Hoje, a autoconteção nos parece algo totalmente inaceitável, constrangedor, até repulsivo, porque, ao longo dos séculos, nos desacostumamos do que para nossos ancestrais foi um hábito nascido da necessidade. Eles viveram com restrições externas muito maiores e tiveram muito menos oportunidades. A importância suprema da autocontenção só neste século se apresentou em sua inteireza premente para a humanidade. Todavia, levando-se em conta mesmos os vários vínculos mútuos que permeiam a vida contemporânea, é, não obstante, apenas por meio da autocontenção que podemos, apesar de grande dificuldade, curar gradualmente nossa vida econômica e política.

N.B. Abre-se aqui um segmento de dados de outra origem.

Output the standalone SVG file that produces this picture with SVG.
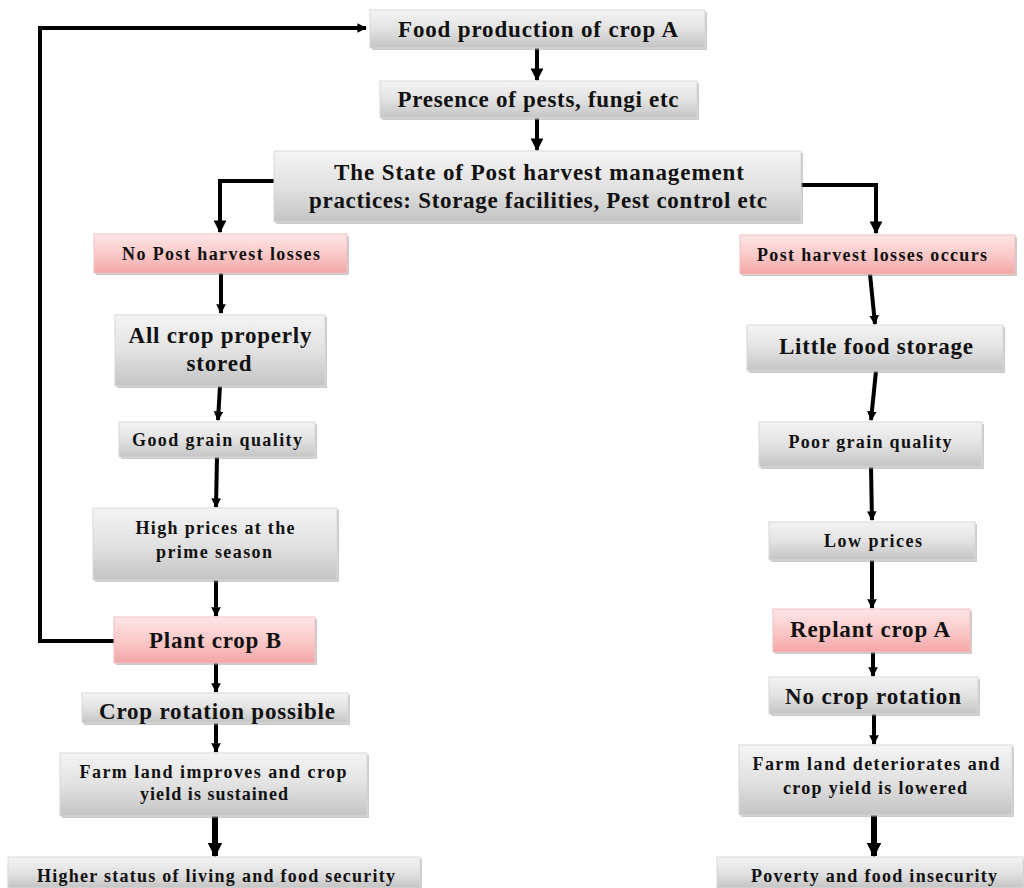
<svg xmlns="http://www.w3.org/2000/svg" width="1024" height="888" viewBox="0 0 1024 888">
<defs>
<linearGradient id="gGray" x1="0" y1="0" x2="0" y2="1">
<stop offset="0" stop-color="#f4f4f4"/>
<stop offset="0.5" stop-color="#e2e2e2"/>
<stop offset="1" stop-color="#c4c4c4"/>
</linearGradient>
<linearGradient id="gPink" x1="0" y1="0" x2="0" y2="1">
<stop offset="0" stop-color="#fde6e6"/>
<stop offset="0.5" stop-color="#fbcaca"/>
<stop offset="1" stop-color="#f3a6a6"/>
</linearGradient>
<marker id="ah" viewBox="0 0 10 10" refX="9" refY="5" markerWidth="3.2" markerHeight="3.2" orient="auto" markerUnits="strokeWidth">
<path d="M0,0 L10,5 L0,10 z" fill="#000"/>
</marker>
<marker id="ahs" viewBox="0 0 10 10" refX="9" refY="5" markerWidth="2.4" markerHeight="2.4" orient="auto" markerUnits="strokeWidth">
<path d="M0,0 L10,5 L0,10 z" fill="#000"/>
</marker>
</defs>
<style>
.box{fill:url(#gGray);stroke:#d8d8d8;stroke-width:1}
.pink{fill:url(#gPink);stroke:#f0c0c0;stroke-width:1}
.sh{fill:#9a9a9a;opacity:0.5}
text{font-family:"Liberation Serif","Times New Roman",serif;font-weight:bold;fill:#111;text-anchor:middle}
.t20{font-size:23px}
.t16{font-size:18px}
.c{fill:none;stroke:#000;stroke-width:4}
.c6{fill:none;stroke:#000;stroke-width:6}
</style>
<rect width="1024" height="888" fill="#fff"/>

<g id="connectors">
<path class="c" d="M114,641 H40 V28 H366" marker-end="url(#ahs)"/>
<path class="c" d="M537,48 V80" marker-end="url(#ah)"/>
<path class="c" d="M537,118 V150" marker-end="url(#ah)"/>
<path class="c" d="M274,181 H220 V232" marker-end="url(#ah)"/>
<path class="c" d="M801,185 H876 V233" marker-end="url(#ah)"/>
<path class="c" d="M221,273 V313" marker-end="url(#ahs)"/>
<path class="c" d="M220,386 L218,420" marker-end="url(#ahs)"/>
<path class="c" d="M217,457 L216,507" marker-end="url(#ahs)"/>
<path class="c" d="M216,580 V616" marker-end="url(#ahs)"/>
<path class="c" d="M216,663 V692" marker-end="url(#ahs)"/>
<path class="c" d="M216,723 V752" marker-end="url(#ahs)"/>
<path class="c6" d="M215,816 V856" marker-end="url(#ahs)"/>
<path class="c" d="M870,274 L875,324" marker-end="url(#ahs)"/>
<path class="c" d="M876,371 L871,420" marker-end="url(#ahs)"/>
<path class="c" d="M871,467 L872,520" marker-end="url(#ahs)"/>
<path class="c" d="M872,560 V608" marker-end="url(#ahs)"/>
<path class="c" d="M873,652 V676" marker-end="url(#ahs)"/>
<path class="c" d="M874,714 V744" marker-end="url(#ahs)"/>
<path class="c6" d="M874,815 V856" marker-end="url(#ahs)"/>
</g>

<g id="n1"><rect class="sh" x="372" y="12" width="335" height="38"/><rect class="box" x="370" y="10" width="335" height="38"/><text class="t20" x="538" y="37" textLength="280" lengthAdjust="spacing">Food production of crop A</text></g>
<g id="n2"><rect class="sh" x="382" y="83" width="317" height="37"/><rect class="box" x="380" y="81" width="317" height="37"/><text class="t20" x="538" y="107" textLength="281" lengthAdjust="spacing">Presence of pests, fungi etc</text></g>
<g id="n3"><rect class="sh" x="276" y="153" width="527" height="71"/><rect class="box" x="274" y="151" width="527" height="71"/><text class="t20" x="539" y="180" textLength="410" lengthAdjust="spacing">The State of Post harvest management</text><text class="t20" x="538" y="208" textLength="458" lengthAdjust="spacing">practices: Storage facilities, Pest  control etc</text></g>
<g id="n4"><rect class="sh" x="96" y="236" width="253" height="39"/><rect class="pink" x="94" y="234" width="253" height="39"/><text class="t16" x="221" y="260" textLength="198" lengthAdjust="spacing">No Post harvest losses</text></g>
<g id="n5"><rect class="sh" x="742" y="237" width="275" height="39"/><rect class="pink" x="740" y="235" width="275" height="39"/><text class="t16" x="872" y="261" textLength="230" lengthAdjust="spacing">Post harvest losses occurs</text></g>
<g id="n6"><rect class="sh" x="117" y="317" width="210" height="71"/><rect class="box" x="115" y="315" width="210" height="71"/><text class="t20" x="220" y="343" textLength="183" lengthAdjust="spacing">All crop properly</text><text class="t20" x="219" y="371" textLength="65" lengthAdjust="spacing">stored</text></g>
<g id="n7"><rect class="sh" x="121" y="424" width="196" height="35"/><rect class="box" x="119" y="422" width="196" height="35"/><text class="t16" x="217" y="446" textLength="170" lengthAdjust="spacing">Good grain quality</text></g>
<g id="n8"><rect class="sh" x="95" y="510" width="244" height="72"/><rect class="box" x="93" y="508" width="244" height="72"/><text class="t16" x="215" y="534" textLength="159" lengthAdjust="spacing">High prices at the</text><text class="t16" x="214" y="558" textLength="116" lengthAdjust="spacing">prime season</text></g>
<g id="n9"><rect class="sh" x="116" y="619" width="201" height="46"/><rect class="pink" x="114" y="617" width="201" height="46"/><text class="t20" x="215" y="648" textLength="132" lengthAdjust="spacing">Plant crop B</text></g>
<g id="n10"><rect class="sh" x="84" y="695" width="266" height="30"/><rect class="box" x="82" y="693" width="266" height="30"/><text class="t20" x="217" y="719" textLength="236" lengthAdjust="spacing">Crop rotation possible</text></g>
<g id="n11"><rect class="sh" x="62" y="755" width="307" height="63"/><rect class="box" x="60" y="753" width="307" height="63"/><text class="t16" x="213" y="778" textLength="267" lengthAdjust="spacing">Farm land improves and crop</text><text class="t16" x="214" y="800" textLength="148" lengthAdjust="spacing">yield is sustained</text></g>
<g id="n12"><rect class="sh" x="10" y="859" width="412" height="31"/><rect class="box" x="8" y="857" width="412" height="31"/><text class="t16" x="216" y="882" textLength="358" lengthAdjust="spacing">Higher status of living and food security</text></g>
<g id="n13"><rect class="sh" x="749" y="327" width="256" height="46"/><rect class="box" x="747" y="325" width="256" height="46"/><text class="t20" x="876" y="354" textLength="194" lengthAdjust="spacing">Little food storage</text></g>
<g id="n14"><rect class="sh" x="761" y="424" width="223" height="45"/><rect class="box" x="759" y="422" width="223" height="45"/><text class="t16" x="870" y="448" textLength="163" lengthAdjust="spacing">Poor grain quality</text></g>
<g id="n15"><rect class="sh" x="771" y="524" width="206" height="38"/><rect class="box" x="769" y="522" width="206" height="38"/><text class="t16" x="873" y="547" textLength="98" lengthAdjust="spacing">Low prices</text></g>
<g id="n16"><rect class="sh" x="775" y="611" width="197" height="43"/><rect class="pink" x="773" y="609" width="197" height="43"/><text class="t20" x="870" y="637" textLength="160" lengthAdjust="spacing">Replant crop A</text></g>
<g id="n17"><rect class="sh" x="771" y="679" width="209" height="37"/><rect class="box" x="769" y="677" width="209" height="37"/><text class="t20" x="873" y="704" textLength="176" lengthAdjust="spacing">No crop rotation</text></g>
<g id="n18"><rect class="sh" x="741" y="747" width="273" height="70"/><rect class="box" x="739" y="745" width="273" height="70"/><text class="t16" x="876" y="770" textLength="247" lengthAdjust="spacing">Farm land deteriorates and</text><text class="t16" x="875" y="794" textLength="184" lengthAdjust="spacing">crop yield is lowered</text></g>
<g id="n19"><rect class="sh" x="719" y="859" width="306" height="31"/><rect class="box" x="717" y="857" width="306" height="31"/><text class="t16" x="874" y="882" textLength="246" lengthAdjust="spacing">Poverty and food insecurity</text></g>
</svg>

Hoje, não muitos aceitarão prontamente este princípio para si. No entanto, nas circunstâncias cada vez mais complexas de nossa modernidade, limitarmo-nos é o único meio verdadeiro de preservação para todos nós. E é útil restaurar a noção de que existe uma Autoridade Una e Superior – e o senso totalmente esquecido de humildade perante essa divindade.

Só pode haver um progresso verdadeiro com a somatória do progresso espiritual de cada indivíduo, do grau de perfeição pessoal no curso de suas vidas. Fomos recentemente entretidos por uma fábula ingênua sobre o feliz advento do “fim da História”, do avassalador triunfo de uma bem-aventurança pan-democrática. Esse, que é supostamente o acerto global máximo, foi alcançado. Mas todos nós vemos e sentimos que algo muito diferente está chegando, algo novo e talvez bastante rigoroso. Não, a tranquilidade não promete pousar em nosso planeta e não nos será concedida tão facilmente.

Porém, com toda certeza, não passamos em vão pelas provações do século 20, e nossa solidez conseguida a duras penas será de algum modo transmitidas às gerações vindouras.